» **STATED TASK**: Repeat the listing word for word. No pictures belong in the copy.
____________
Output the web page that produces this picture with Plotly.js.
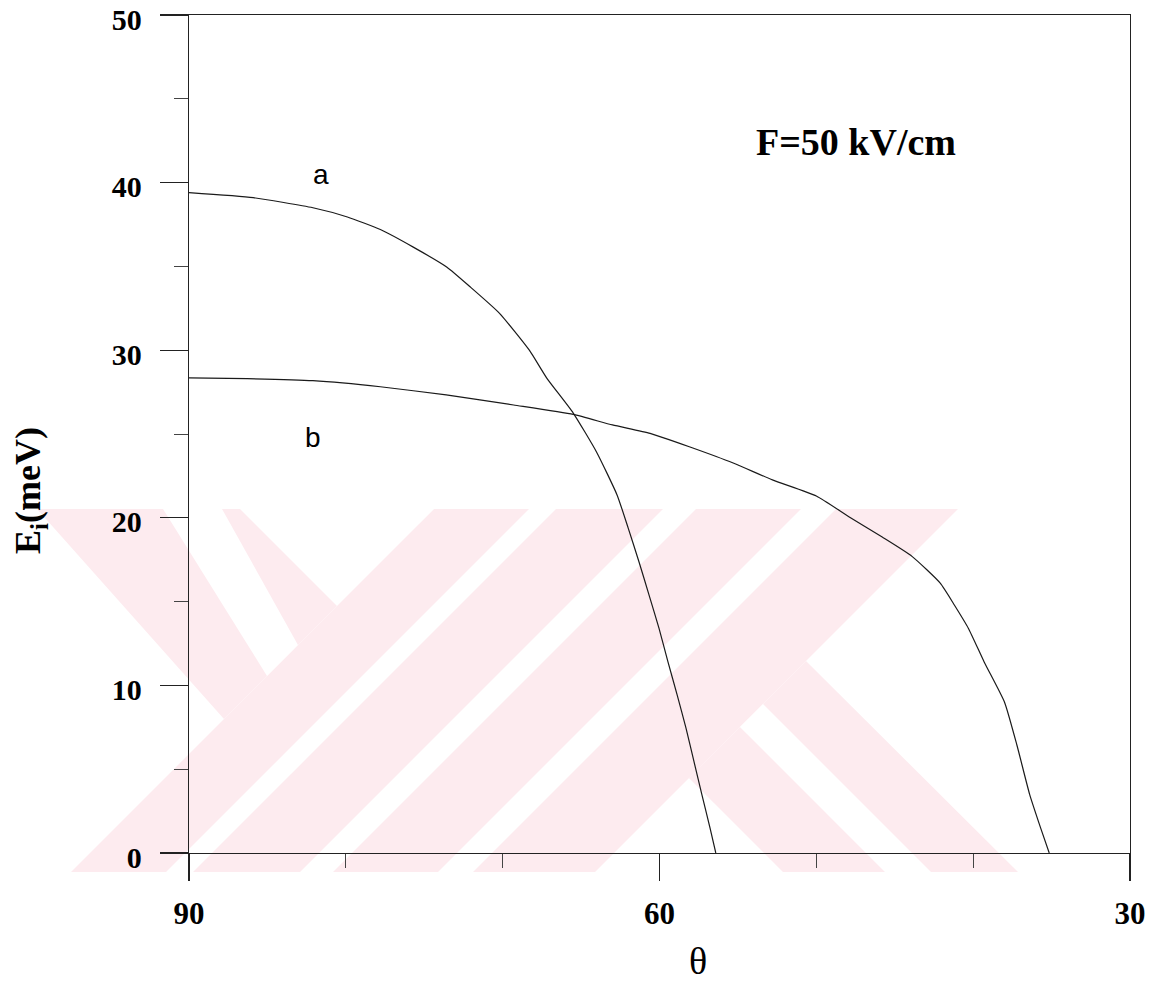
<!DOCTYPE html>
<html>
<head>
<meta charset="utf-8">
<script src="https://cdn.plot.ly/plotly-3.0.1.min.js"></script>
<style>
  html, body { margin: 0; padding: 0; background: #ffffff; }
  #chart { width: 1167px; height: 983px; }
</style>
</head>
<body>
<div id="chart"></div>
<script>
// ---- data ----
const thetaA = [90, 85.9, 82.1, 79.9, 77.8, 75.7, 73.55, 72.1, 70.2, 68.3, 67.2, 65.5, 64.0, 62.7, 62.0, 61.3, 60.67, 60.03, 59.46, 58.88, 58.31, 57.8, 57.29, 56.78, 56.41];
const energyA = [39.4, 39.1, 38.5, 37.95, 37.2, 36.15, 34.95, 33.8, 32.2, 30.0, 28.35, 26.25, 23.9, 21.35, 19.4, 17.35, 15.4, 13.4, 11.4, 9.45, 7.45, 5.45, 3.45, 1.5, 0];

const thetaB = [90, 86.3, 82.1, 77.8, 73.6, 69.3, 65.5, 63.0, 60.6, 58.1, 55.3, 52.8, 50.0, 47.9, 45.8, 43.9, 42.1, 41.2, 40.3, 39.3, 38.0, 37.2, 36.4, 35.7, 35.15];
const energyB = [28.35, 28.3, 28.18, 27.82, 27.33, 26.73, 26.17, 25.54, 25.04, 24.24, 23.27, 22.26, 21.3, 20.05, 18.85, 17.7, 16.1, 14.8, 13.4, 11.4, 9.0, 6.4, 3.5, 1.5, 0];

const curveLabels = ["a", "b"];
const labelTheta = [81.6, 82.1];
const labelEnergy = [40.5, 24.8];

const fieldLabel = "F=50 kV/cm";
const fieldTheta = 47.5;
const fieldEnergy = 42.4;

const xTickVals = [90, 60, 30];
const yTickVals = [0, 10, 20, 30, 40, 50];

// ---- layout geometry (pixels of the 1167x983 page) ----
const W = 1167, H = 983;
const M = { l: 189, r: 37, t: 15, b: 130 };
const PW = W - M.l - M.r, PH = H - M.t - M.b;
const px = (x) => (x - M.l) / PW;
const py = (y) => (H - M.b - y) / PH;
function poly(pts, color) {
  const d = pts.map((p, i) => (i ? 'L' : 'M') + px(p[0]).toFixed(4) + ',' + py(p[1]).toFixed(4)).join(' ') + ' Z';
  return { type: 'path', xref: 'paper', yref: 'paper', path: d, fillcolor: color, line: { width: 0 }, layer: 'below' };
}

// faint background watermark (decoration only)
const PINK = '#fdebef', WHITE = '#ffffff';
const shapes = [
  poly([[37, 509], [240, 509], [337, 606], [224, 719]], PINK),
  poly([[434, 509], [958, 509], [595, 872], [71, 872]], PINK),
  poly([[689, 778], [806, 661], [1018, 872], [783, 872]], PINK),
  poly([[163, 509], [222, 509], [298, 645], [267, 676]], WHITE),
  poly([[529, 509], [556, 509], [193, 872], [166, 872]], WHITE),
  poly([[663, 509], [696, 509], [333, 872], [300, 872]], WHITE),
  poly([[801, 509], [836, 509], [473, 872], [438, 872]], WHITE),
  poly([[740, 727], [763, 704], [931, 872], [885, 872]], WHITE)
];

const lineStyle = { color: '#1a1a1a', width: 1.2, shape: 'spline', smoothing: 0.5 };
const traces = [
  { x: thetaA, y: energyA, mode: 'lines', line: lineStyle, name: curveLabels[0] },
  { x: thetaB, y: energyB, mode: 'lines', line: lineStyle, name: curveLabels[1] }
];

const tickFontX = { family: 'Liberation Serif, Times New Roman, serif', size: 31, color: '#000', weight: 'bold' };
const tickFontY = { family: 'Liberation Serif, Times New Roman, serif', size: 30, color: '#000', weight: 'bold' };

const annotations = [
  { x: labelTheta[0], y: labelEnergy[0], text: curveLabels[0], showarrow: false, xanchor: 'center', yanchor: 'middle',
    font: { family: 'Liberation Sans, Arial, sans-serif', size: 28, color: '#000' } },
  { x: labelTheta[1], y: labelEnergy[1], text: curveLabels[1], showarrow: false, xanchor: 'center', yanchor: 'middle',
    font: { family: 'Liberation Sans, Arial, sans-serif', size: 28, color: '#000' } },
  { x: fieldTheta, y: fieldEnergy, text: fieldLabel, showarrow: false, xanchor: 'center', yanchor: 'middle',
    font: { family: 'Liberation Serif, Times New Roman, serif', size: 38, color: '#000', weight: 'bold' } },
  { xref: 'paper', yref: 'paper', x: px(698), y: py(961), text: 'θ', showarrow: false, xanchor: 'center', yanchor: 'middle',
    font: { family: 'Liberation Serif, Times New Roman, serif', size: 38, color: '#000' } },
  { xref: 'paper', yref: 'paper', x: px(30), y: py(491), text: 'E<sub>i</sub>(meV)', textangle: -90, showarrow: false,
    xanchor: 'center', yanchor: 'middle',
    font: { family: 'Liberation Serif, Times New Roman, serif', size: 36, color: '#000', weight: 'bold' } }
];

const layout = {
  width: W, height: H,
  margin: M,
  paper_bgcolor: '#ffffff',
  plot_bgcolor: 'rgba(0,0,0,0)',
  showlegend: false,
  shapes: shapes,
  annotations: annotations,
  xaxis: {
    range: [90, 30], autorange: false,
    tickmode: 'array', tickvals: xTickVals, ticktext: xTickVals.map(String),
    ticks: 'outside', ticklen: 27, tickwidth: 1.2, tickcolor: '#222',
    minor: { dtick: 10, tick0: 0, ticks: 'outside', ticklen: 14, tickwidth: 1, tickcolor: '#444', showgrid: false },
    showline: true, linecolor: '#222', linewidth: 1.3, mirror: true,
    showgrid: false, zeroline: false,
    tickfont: tickFontX, ticklabelstandoff: 5, ticklabeloverflow: 'allow'
  },
  yaxis: {
    range: [0, 50], autorange: false,
    tickmode: 'array', tickvals: yTickVals, ticktext: yTickVals.map(String),
    ticks: 'outside', ticklen: 28, tickwidth: 1.2, tickcolor: '#222',
    minor: { dtick: 5, tick0: 0, ticks: 'outside', ticklen: 14, tickwidth: 1, tickcolor: '#444', showgrid: false },
    showline: true, linecolor: '#222', linewidth: 1.3, mirror: true,
    showgrid: false, zeroline: false,
    tickfont: tickFontY, ticklabelstandoff: 12, ticklabelshift: 4, ticklabeloverflow: 'allow'
  }
};

Plotly.newPlot('chart', traces, layout, { displayModeBar: false, staticPlot: true });
</script>
</body>
</html>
____________
» **WRITTEN RESPONSE**:
Output the web page that produces this picture with Plotly.js.
<!DOCTYPE html>
<html>
<head>
<meta charset="utf-8">
<script src="https://cdn.plot.ly/plotly-3.0.1.min.js"></script>
<style>
  html, body { margin: 0; padding: 0; background: #ffffff; }
  #chart { width: 1167px; height: 983px; }
</style>
</head>
<body>
<div id="chart"></div>
<script>
// ---- data ----
const thetaA = [90, 85.9, 82.1, 79.9, 77.8, 75.7, 73.55, 72.1, 70.2, 68.3, 67.2, 65.5, 64.0, 62.7, 62.0, 61.3, 60.67, 60.03, 59.46, 58.88, 58.31, 57.8, 57.29, 56.78, 56.41];
const energyA = [39.4, 39.1, 38.5, 37.95, 37.2, 36.15, 34.95, 33.8, 32.2, 30.0, 28.35, 26.25, 23.9, 21.35, 19.4, 17.35, 15.4, 13.4, 11.4, 9.45, 7.45, 5.45, 3.45, 1.5, 0];

const thetaB = [90, 86.3, 82.1, 77.8, 73.6, 69.3, 65.5, 63.0, 60.6, 58.1, 55.3, 52.8, 50.0, 47.9, 45.8, 43.9, 42.1, 41.2, 40.3, 39.3, 38.0, 37.2, 36.4, 35.7, 35.15];
const energyB = [28.35, 28.3, 28.18, 27.82, 27.33, 26.73, 26.17, 25.54, 25.04, 24.24, 23.27, 22.26, 21.3, 20.05, 18.85, 17.7, 16.1, 14.8, 13.4, 11.4, 9.0, 6.4, 3.5, 1.5, 0];

const curveLabels = ["a", "b"];
const labelTheta = [81.6, 82.1];
const labelEnergy = [40.5, 24.8];

const fieldLabel = "F=50 kV/cm";
const fieldTheta = 47.5;
const fieldEnergy = 42.4;

const xTickVals = [90, 60, 30];
const yTickVals = [0, 10, 20, 30, 40, 50];

// ---- layout geometry (pixels of the 1167x983 page) ----
const W = 1167, H = 983;
const M = { l: 189, r: 37, t: 15, b: 130 };
const PW = W - M.l - M.r, PH = H - M.t - M.b;
const px = (x) => (x - M.l) / PW;
const py = (y) => (H - M.b - y) / PH;
function poly(pts, color) {
  const d = pts.map((p, i) => (i ? 'L' : 'M') + px(p[0]).toFixed(4) + ',' + py(p[1]).toFixed(4)).join(' ') + ' Z';
  return { type: 'path', xref: 'paper', yref: 'paper', path: d, fillcolor: color, line: { width: 0 }, layer: 'below' };
}

// faint background watermark (decoration only)
const PINK = '#fdebef', WHITE = '#ffffff';
const shapes = [
  poly([[37, 509], [240, 509], [337, 606], [224, 719]], PINK),
  poly([[434, 509], [958, 509], [595, 872], [71, 872]], PINK),
  poly([[689, 778], [806, 661], [1018, 872], [783, 872]], PINK),
  poly([[163, 509], [222, 509], [298, 645], [267, 676]], WHITE),
  poly([[529, 509], [556, 509], [193, 872], [166, 872]], WHITE),
  poly([[663, 509], [696, 509], [333, 872], [300, 872]], WHITE),
  poly([[801, 509], [836, 509], [473, 872], [438, 872]], WHITE),
  poly([[740, 727], [763, 704], [931, 872], [885, 872]], WHITE)
];

const lineStyle = { color: '#1a1a1a', width: 1.2, shape: 'spline', smoothing: 0.5 };
const traces = [
  { x: thetaA, y: energyA, mode: 'lines', line: lineStyle, name: curveLabels[0] },
  { x: thetaB, y: energyB, mode: 'lines', line: lineStyle, name: curveLabels[1] }
];

const tickFontX = { family: 'Liberation Serif, Times New Roman, serif', size: 31, color: '#000', weight: 'bold' };
const tickFontY = { family: 'Liberation Serif, Times New Roman, serif', size: 30, color: '#000', weight: 'bold' };

const annotations = [
  { x: labelTheta[0], y: labelEnergy[0], text: curveLabels[0], showarrow: false, xanchor: 'center', yanchor: 'middle',
    font: { family: 'Liberation Sans, Arial, sans-serif', size: 28, color: '#000' } },
  { x: labelTheta[1], y: labelEnergy[1], text: curveLabels[1], showarrow: false, xanchor: 'center', yanchor: 'middle',
    font: { family: 'Liberation Sans, Arial, sans-serif', size: 28, color: '#000' } },
  { x: fieldTheta, y: fieldEnergy, text: fieldLabel, showarrow: false, xanchor: 'center', yanchor: 'middle',
    font: { family: 'Liberation Serif, Times New Roman, serif', size: 38, color: '#000', weight: 'bold' } },
  { xref: 'paper', yref: 'paper', x: px(698), y: py(961), text: 'θ', showarrow: false, xanchor: 'center', yanchor: 'middle',
    font: { family: 'Liberation Serif, Times New Roman, serif', size: 38, color: '#000' } },
  { xref: 'paper', yref: 'paper', x: px(30), y: py(491), text: 'E<sub>i</sub>(meV)', textangle: -90, showarrow: false,
    xanchor: 'center', yanchor: 'middle',
    font: { family: 'Liberation Serif, Times New Roman, serif', size: 36, color: '#000', weight: 'bold' } }
];

const layout = {
  width: W, height: H,
  margin: M,
  paper_bgcolor: '#ffffff',
  plot_bgcolor: 'rgba(0,0,0,0)',
  showlegend: false,
  shapes: shapes,
  annotations: annotations,
  xaxis: {
    range: [90, 30], autorange: false,
    tickmode: 'array', tickvals: xTickVals, ticktext: xTickVals.map(String),
    ticks: 'outside', ticklen: 27, tickwidth: 1.2, tickcolor: '#222',
    minor: { dtick: 10, tick0: 0, ticks: 'outside', ticklen: 14, tickwidth: 1, tickcolor: '#444', showgrid: false },
    showline: true, linecolor: '#222', linewidth: 1.3, mirror: true,
    showgrid: false, zeroline: false,
    tickfont: tickFontX, ticklabelstandoff: 5, ticklabeloverflow: 'allow'
  },
  yaxis: {
    range: [0, 50], autorange: false,
    tickmode: 'array', tickvals: yTickVals, ticktext: yTickVals.map(String),
    ticks: 'outside', ticklen: 28, tickwidth: 1.2, tickcolor: '#222',
    minor: { dtick: 5, tick0: 0, ticks: 'outside', ticklen: 14, tickwidth: 1, tickcolor: '#444', showgrid: false },
    showline: true, linecolor: '#222', linewidth: 1.3, mirror: true,
    showgrid: false, zeroline: false,
    tickfont: tickFontY, ticklabelstandoff: 12, ticklabelshift: 4, ticklabeloverflow: 'allow'
  }
};

Plotly.newPlot('chart', traces, layout, { displayModeBar: false, staticPlot: true });
</script>
</body>
</html>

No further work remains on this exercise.